Teuila continued to be a target throughout intermediate, where she often received a thumping in the schoolyard. “But I learned how to fight back,” she tells. “By the time I hit high school, it stopped. I had come into my own. Those two years of fighting back had strengthened my resolve and that’s why I can take it these days. But now I’m doing it with words instead of fists.”

During her last Facebook storm, Teuila deleted the hurtful comments from her page, but this time she’s leaving them up “so others can see how they treat people”. Besides, to cull the comments would mean she’d have to read them.

“Who needs that in their life and who can actually handle that? A lot of people can’t and that’s my concern.

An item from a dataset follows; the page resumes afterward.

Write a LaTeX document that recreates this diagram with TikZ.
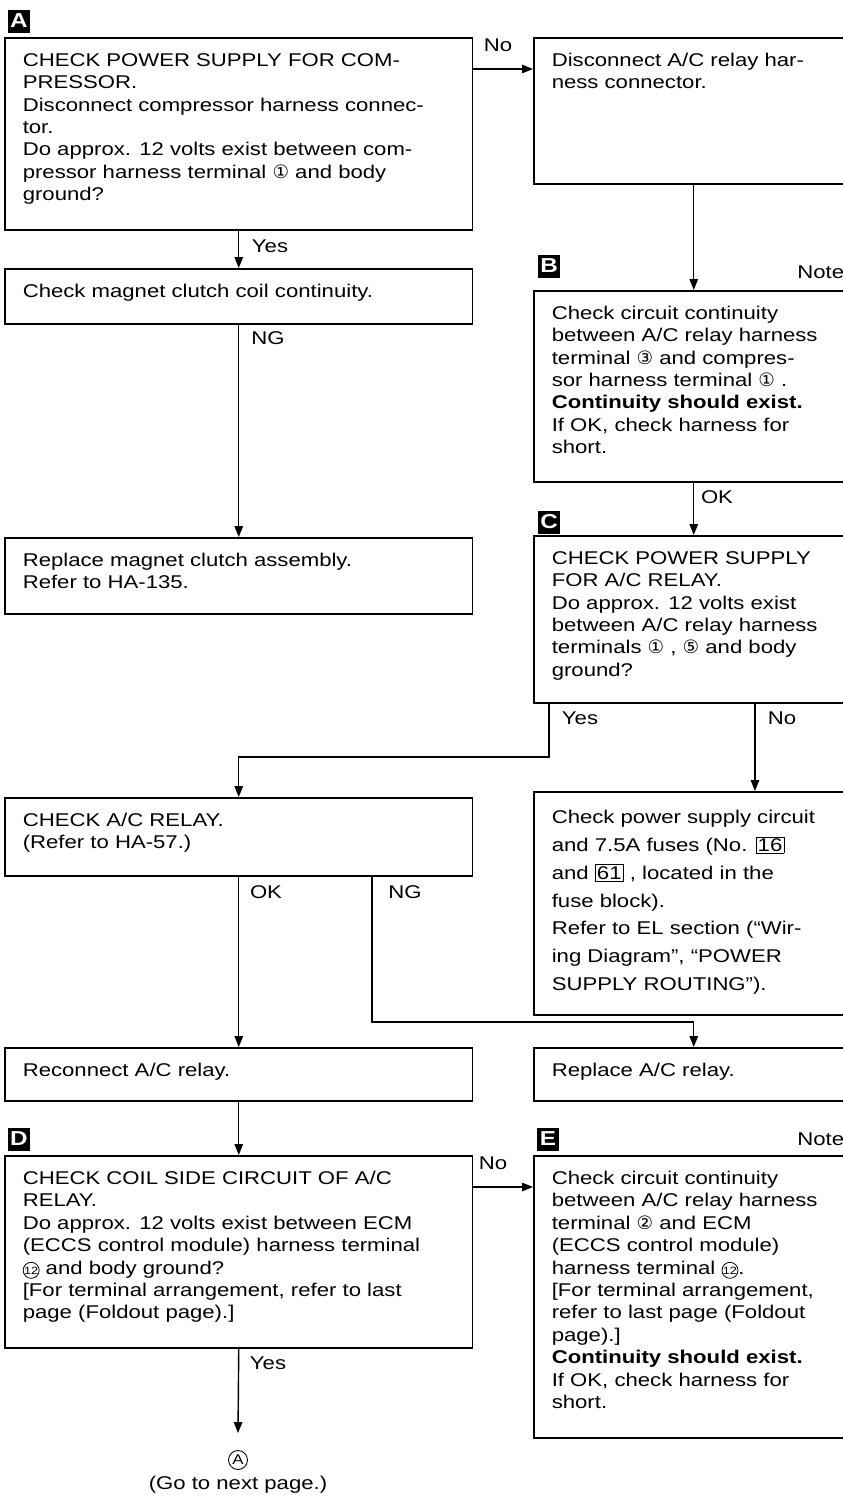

When I was at school, the pattern seemed to be that once you’ve been bullied by one person, others see you as a victim and they join in too.

“I am so thankful for the few people who have stood up for me. My message to all New Zealanders is if you see someone getting bullied, online or otherwise, you have to stand up for people. We can’t let the bullies win. If people fight the good fight, we can start to effect change in a positive way.

“I hate the term keyboard warrior. Warrior is a powerful term and why do we give them power? They are keyboard weaklings. And we call them trolls like they’re some mythical creatures. No, they’re real people. Weak, scared, mean, abusive people. People kill themselves because of what they do and I’m tired of giving them power.”

It’s interesting, says Teuila, that “as an adult, I have again become a target for bullies, but thankfully I am no longer a child. They will not drag me down. I am only ever going to become stronger. I’m proud of myself. I really am.”